L’inchiesta ha anche un secondo filone filone, relativo all’ingente approvvigionamento di cocaina da parte della cosca calabrese e la successiva distribuzione in Toscana, nel cui ambito è stato arrestato un importante latitante della ‘Ndrangheta, Francesco Riitano. 

L’indagine ha accertato che gli indagati controllavano il mercato del movimento terra (estorsioni e illecita concorrenza) in diverse province toscane, mediante attività estorsive e illecita concorrenza con violenza/minaccia, posto in essere da soggetti di vertice della storica impresa di settore Cantini Marino srl di Vicchio del Mugello (Firenze) per il tramite dell’impresario Graziano Cantini e del suo principale collaboratore Nicola Verdiglione, i quali – secondo gli inquirenti “direttamente collegati a soggetti organici” al clan Gallace (Domenico Vitale e Nicola Chiefari) – hanno “scientemente sfruttato la forza della consorteria mafiosa per imporsi sul mercato del movimento terra/fornitura inerti a discapito di aziende concorrenti, ‘infiltrandosi’ di fatto in importanti commesse pubbliche in Toscana”.

Queste condotte illecite, ha spiegato il procuratore Creazzo, sono state poste in essere a carico di diversi imprenditori/tecnici di settore in relazione alla fornitura di materiale per i lavori da eseguire in un importante cantiere relativo ad un appalto milionario nella zona di Castelfiorentino/Empoli, le opere di completamento della variante alla strada regionale 429 di Val d’Elsa, nel tratto Empoli-Castelfiorentino (lotti V – IV).

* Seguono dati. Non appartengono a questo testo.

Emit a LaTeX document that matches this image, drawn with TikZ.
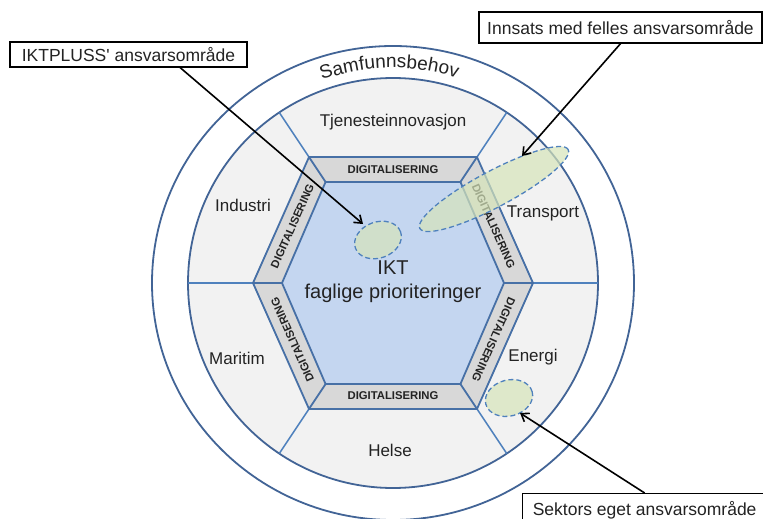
\documentclass[tikz,border=0pt]{standalone}
\usepackage{fontspec}
\setmainfont{Liberation Sans}
\usetikzlibrary{shapes.geometric,arrows.meta,decorations.text,calc}
\definecolor{ringblue}{RGB}{66,100,150}
\definecolor{lineblue}{RGB}{79,129,189}
\definecolor{bandgray}{RGB}{216,216,216}
\definecolor{hexblue}{RGB}{196,214,240}
\definecolor{sectgray}{RGB}{242,242,242}
\definecolor{ellgreen}{RGB}{214,228,186}
\definecolor{txt}{RGB}{35,35,35}
\tikzset{
 ring/.style={draw=ringblue, line width=1.8pt},
 sectline/.style={draw=lineblue, line width=1.5pt},
 hexline/.style={draw=ringblue!60!lineblue, line width=1.8pt, line join=miter},
 bandtext/.style={font=\bfseries\fontsize{11.3}{12}\selectfont, text=txt, inner sep=0pt},
 sectlabel/.style={font=\fontsize{17}{20}\selectfont, text=txt},
 callout/.style={draw=black, line width=1.3pt, fill=white, font=\fontsize{17.5}{20}\selectfont, text=txt, inner sep=0pt},
 pointer/.style={draw=black, line width=1.6pt, -{Straight Barb[length=7pt,width=10pt]}},
 area/.style={ellipse, draw=lineblue, line width=1.3pt, dash pattern=on 5pt off 3pt, fill=ellgreen, fill opacity=0.7, inner sep=0pt},
}
\begin{document}
\begin{tikzpicture}[x=1pt,y=1pt]
\useasboundingbox (0,0) rectangle (763,-519);
\clip (0,0) rectangle (763,-519);
\coordinate (C) at (393,-283);

% circles
\draw[ring, fill=white] (C) ellipse [x radius=241, y radius=237];
\draw[ring, fill=sectgray] (C) circle [radius=205];

% hexagon vertices
\foreach \n/\a/\r in {1/0/140, 2/56.3/151.4, 3/123.7/151.4, 4/180/140, 5/236.3/151.4, 6/303.7/151.4}
  \coordinate (o\n) at ($(C)+(\a:\r)$);
\foreach \n/\a/\r in {1/0/111, 2/56.3/121.5, 3/123.7/121.5, 4/180/111, 5/236.3/121.5, 6/303.7/121.5}
  \coordinate (i\n) at ($(C)+(\a:\r)$);

% sector dividers
\foreach \n/\a in {1/0, 2/56.3, 3/123.7, 4/180, 5/236.3, 6/303.7}
  \draw[sectline] (o\n) -- ($(C)+(\a:205)$);

% hexagon band and core
\filldraw[hexline, fill=bandgray] (o1)--(o2)--(o3)--(o4)--(o5)--(o6)--cycle;
\filldraw[hexline, fill=hexblue] (i1)--(i2)--(i3)--(i4)--(i5)--(i6)--cycle;
\foreach \n in {1,...,6} \draw[hexline] (o\n) -- (i\n);

% band texts
\node[bandtext] (d1) at ($(C)+(0,113)$) {DIGITALISERING};
\node[bandtext] (d4) at ($(C)+(0,-113)$) {DIGITALISERING};
\node[bandtext, rotate=66] (d3) at ($(C)+(-100.6,56.8)$) {DIGITALISERING};
\node[bandtext, rotate=-66] (d2) at ($(C)+(100.6,56.8)$) {DIGITALISERING};
\node[bandtext, rotate=114] (d5) at ($(C)+(-100.6,-56.8)$) {DIGITALISERING};
\node[bandtext, rotate=-114] (d6) at ($(C)+(100.6,-56.8)$) {DIGITALISERING};

% ring text
\path[decorate, decoration={text along path, text align=center,
  text={|\fontsize{19}{19}\selectfont\color{txt}|Samfunnsbehov}}]
  ($(C)+(161:215)$) arc[start angle=161, end angle=21, radius=215];

% sector labels
\node[sectlabel] (tj) at (393,-122) {Tjenesteinnovasjon};
\node[sectlabel] (ind) at (243,-205) {Industri};
\node[sectlabel] (tra) at (543,-213) {Transport};
\node[sectlabel] (mar) at (237,-358) {Maritim};
\node[sectlabel] (ene) at (533,-357) {Energi};
\node[sectlabel] (hel) at (390,-450) {Helse};

% core text
\node[align=center, text=txt, font=\fontsize{20}{24}\selectfont] (core) at (393,-282) {IKT\\faglige prioriteringer};

% areas
\node[area, minimum width=48, minimum height=36, rotate=20] (e1) at (378,-240) {};
\node[area, minimum width=168, minimum height=36, rotate=28] (e2) at (494,-189) {};
\node[area, minimum width=48, minimum height=36, rotate=15] (e3) at (509,-398) {};

% callouts
\node[callout, minimum width=237, minimum height=25] (kb1) at (128.5,-54.5) {IKTPLUSS\textquotesingle\ ansvarsområde};
\node[callout, minimum width=283, minimum height=31] (kb2) at (620.5,-27.5) {Innsats med felles ansvarsområde};
\node[callout, minimum width=244, minimum height=34, anchor=north west] (kb3) at (522,-493) {Sektors eget ansvarsområde};

\coordinate (t1) at (363,-224);
\coordinate (t2) at (522,-156);
\coordinate (t3) at (520,-413);
\draw[pointer] ($(kb1.south west)!0.717!(kb1.south east)$) -- (t1);
\draw[pointer] (kb2.south) -- (t2);
\draw[pointer] (kb3.north) -- (t3);
\end{tikzpicture}
\end{document}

Allo stesso tempo sono stati riscontrati legami di comodo con la Pubblica Amministrazione aretina (Consorzio Bonifica Valdarno) per l’assegnazione diretta di lavori per importi contenuti (sotto soglia), su cui sono in corso approfondimenti investigativi.

Scrive il giudice nell’ordinanza che ha disposto le misure cautelari: “il rilevante compendio probatorio raccolto nel procedimento evidenzia, al di là degli episodi clamorosi di intimidazione, un sodalizio tra gli indagati finalizzato ad acquisire il monopolio di attività economiche del settore cui opera la Cantini Marino srl, strettamente collegata alla Figlinese Inerti srl, nonché (in maniera meno ‘scoperta’, dato lo spessore criminale dei suoi componenti) la Idrogeo srl (con la precisazione che rispetto a quest’ultima il quadro probatorio non può ritenersi esaustivo)”.

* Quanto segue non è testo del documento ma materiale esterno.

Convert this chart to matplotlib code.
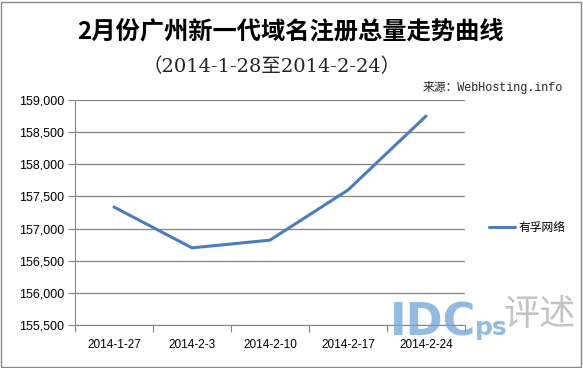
import matplotlib
matplotlib.use("Agg")
import matplotlib.pyplot as plt
from matplotlib.ticker import FuncFormatter, FixedLocator
import numpy as np

categories = ["2014-1-27", "2014-2-3", "2014-2-10", "2014-2-17", "2014-2-24"]
values = [157335, 156700, 156820, 157600, 158750]
series_name = "有孚网络"
yticks = [155500, 156000, 156500, 157000, 157500, 158000, 158500, 159000]

CJK = ["Noto Sans CJK SC", "DejaVu Sans"]
plt.rcParams['font.family'] = ["Liberation Sans", "Noto Sans CJK SC"]

W, H = 583, 368
fig = plt.figure(figsize=(W/100, H/100), dpi=100)
fig.patch.set_facecolor("white")

# outer border
fig.add_artist(plt.Rectangle((1/W, 1/H), 1-3/W, 1-3/H, transform=fig.transFigure,
                             fill=False, edgecolor="#888888", lw=1))

ax_l, ax_r = 75/W, 465/W
ax_t, ax_b = 1-100/H, 1-325/H
ax = fig.add_axes([ax_l, ax_b, ax_r-ax_l, ax_t-ax_b])

x = np.arange(len(categories))
ax.plot(x, values, color="#4A7EBB", lw=2.2, label=series_name, solid_capstyle="round")
ax.set_xlim(-0.5, len(categories)-0.5)
ax.set_ylim(yticks[0], yticks[-1])
ax.set_yticks(yticks)
ax.yaxis.set_major_formatter(FuncFormatter(lambda v, p: f"{int(v):,}"))
ax.xaxis.set_major_locator(FixedLocator(np.arange(-0.5, len(categories), 1.0)))
ax.set_xticklabels([])
ax.xaxis.set_minor_locator(FixedLocator(x))
ax.set_xticklabels(categories, minor=True)
ax.tick_params(axis="x", which="minor", length=0, pad=10, labelsize=8.5)
ax.tick_params(axis="x", which="major", length=5, color="#868686", direction="out")
ax.tick_params(axis="y", length=5, color="#868686", labelsize=9, pad=3)
ax.grid(axis="y", color="#868686", lw=0.9)
ax.set_axisbelow(True)
for s in ["top", "right"]:
    ax.spines[s].set_visible(False)
for s in ["left", "bottom"]:
    ax.spines[s].set_color("#868686")
ax.set_facecolor("none")

# titles
fig.text(290/W, 1-31/H, "2月份广州新一代域名注册总量走势曲线", ha="center", va="center",
         fontsize=17.5, fontweight="bold", family=CJK)
fig.text(272/W, 1-67/H, "（2014-1-28至2014-2-24）", ha="center", va="center",
         fontsize=14, family=["DejaVu Serif", "Noto Sans CJK SC"], color="#222222")
fig.text(563/W, 1-88/H, "来源：WebHosting.info", ha="right", va="center",
         fontsize=8.5, family=["Liberation Mono", "Noto Sans CJK SC"], color="#222222")

# legend
leg = fig.legend(loc="center left", bbox_to_anchor=(478/W, 1-228/H), frameon=False,
                 prop={"family": CJK, "size": 8.5}, handlelength=2.2, handletextpad=0.3)

# watermark
fig.text(390/W, 1-335/H, "IDC", ha="left", va="baseline", fontsize=32, fontweight="bold",
         color="#6FA3D8", alpha=0.75, family=["DejaVu Sans"])
fig.text(475/W, 1-335/H, "ps", ha="left", va="baseline", fontsize=18, fontweight="bold",
         color="#6FA3D8", alpha=0.75, family=["DejaVu Sans"])
fig.text(540/W, 1-315/H, "评述", ha="center", va="center", fontsize=26, color="#aaaaaa",
         alpha=0.7, family=CJK)

fig.savefig("out.png", dpi=100, facecolor="white")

“L’acquisizione di questo monopolio di fatto è resa possibile dalla presenza di due grossi esponenti della criminalità calabrese, operanti in Toscana nel Valdarno da epoca risalente, che non si limitano a dare il proprio benestare – sottolinea il gip – ma altresì influiscono, con la forza intimidatrice della organizzazione criminale di appartenenza, in modo da determinare equilibri che fuoriescono da quelli normali del libero mercato, secondo una logica non concorrenziale bensì impositiva e di assoggettamento”. La sinergia tra i carabinieri di Livorno e Cagliari ha portato al sequestro, lo scorso luglio a Cagliari, di un imponente quantitativo di armi ed esplosivo destinato agli assalti. Nel corso dell’odierna operazione, oltre agli arresti, sono state eseguite numerose perquisizioni anche a carico delle società del settore edile interessate a lucrare dalle condotte mafiose del gruppo smantellato in Toscana.

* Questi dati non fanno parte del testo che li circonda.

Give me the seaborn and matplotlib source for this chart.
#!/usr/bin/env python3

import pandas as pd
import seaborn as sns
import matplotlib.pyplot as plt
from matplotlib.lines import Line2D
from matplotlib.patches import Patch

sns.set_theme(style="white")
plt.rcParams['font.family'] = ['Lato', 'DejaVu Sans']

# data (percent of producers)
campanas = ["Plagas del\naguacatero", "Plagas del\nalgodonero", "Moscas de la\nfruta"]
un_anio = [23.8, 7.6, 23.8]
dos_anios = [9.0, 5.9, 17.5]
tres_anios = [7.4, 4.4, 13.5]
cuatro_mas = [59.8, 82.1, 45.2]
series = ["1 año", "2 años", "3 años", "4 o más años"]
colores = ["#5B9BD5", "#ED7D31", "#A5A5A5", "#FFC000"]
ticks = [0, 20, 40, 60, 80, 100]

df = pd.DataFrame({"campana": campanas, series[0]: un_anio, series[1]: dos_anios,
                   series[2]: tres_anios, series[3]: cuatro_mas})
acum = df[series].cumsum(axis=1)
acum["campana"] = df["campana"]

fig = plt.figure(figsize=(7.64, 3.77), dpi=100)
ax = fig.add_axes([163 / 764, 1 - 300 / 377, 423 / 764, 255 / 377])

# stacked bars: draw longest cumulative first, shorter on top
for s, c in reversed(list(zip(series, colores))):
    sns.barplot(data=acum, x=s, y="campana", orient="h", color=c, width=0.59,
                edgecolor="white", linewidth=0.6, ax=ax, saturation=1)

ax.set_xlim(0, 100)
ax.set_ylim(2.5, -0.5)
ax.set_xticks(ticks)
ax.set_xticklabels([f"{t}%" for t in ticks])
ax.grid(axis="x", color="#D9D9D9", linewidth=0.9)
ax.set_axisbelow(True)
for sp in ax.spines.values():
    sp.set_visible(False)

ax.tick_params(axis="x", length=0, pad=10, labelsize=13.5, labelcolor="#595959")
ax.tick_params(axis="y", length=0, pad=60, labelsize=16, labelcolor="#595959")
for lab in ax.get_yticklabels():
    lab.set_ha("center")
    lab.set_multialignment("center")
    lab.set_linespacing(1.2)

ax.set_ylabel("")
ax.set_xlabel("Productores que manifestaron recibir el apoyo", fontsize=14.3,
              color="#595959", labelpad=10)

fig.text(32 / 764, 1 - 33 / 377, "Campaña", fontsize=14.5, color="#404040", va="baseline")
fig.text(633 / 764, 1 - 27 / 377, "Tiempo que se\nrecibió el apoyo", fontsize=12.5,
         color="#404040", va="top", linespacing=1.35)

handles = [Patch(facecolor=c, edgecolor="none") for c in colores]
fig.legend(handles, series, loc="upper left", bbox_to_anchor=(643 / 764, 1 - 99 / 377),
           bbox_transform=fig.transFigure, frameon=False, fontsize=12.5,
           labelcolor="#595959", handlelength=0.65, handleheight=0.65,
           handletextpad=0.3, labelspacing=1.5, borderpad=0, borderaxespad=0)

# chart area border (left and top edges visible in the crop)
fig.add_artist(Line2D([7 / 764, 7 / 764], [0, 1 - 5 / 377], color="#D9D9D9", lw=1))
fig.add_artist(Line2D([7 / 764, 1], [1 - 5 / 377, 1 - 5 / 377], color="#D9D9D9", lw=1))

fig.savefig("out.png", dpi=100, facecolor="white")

Sull’inchiesta è intervenuto anche il procuratore di Catanzaro Nicola Gratteri: “Conoscevo bene la famiglia criminale dei Gallace di Guardavalle già dagli anni 90 quando ero a Locri perché l’avevamo implicata nell’indagine Stilaro. Tuttavia ci ha sorpreso non poco vederla in questa proiezione internazionale e con enorme evoluzione tecnologica. La sapevamo agganciata nel Lazio, in particolare a Nettuno – ha aggiunto il capo della Distrettuale antimafia – ma ora l’abbiamo trovata attiva in Costarica, dove tutte le polizie del mondo siamo andate a verificare perché questo piccolo paese è tanto prediletto dai cartelli mondiali della coca. Siamo stati anche fortunati a poter entrare nel server dedicato che questi soggetti sfruttavano perché altrimenti sapevamo delle attività illegali ma senza riuscire a capire mittenti dei messaggi, contenuti e destinatari. Ma evidentemente siamo anche bravi – ha aggiunto Gratteri – perché a livello mondiale la credibilità degli investigatori italiani è molto alta”.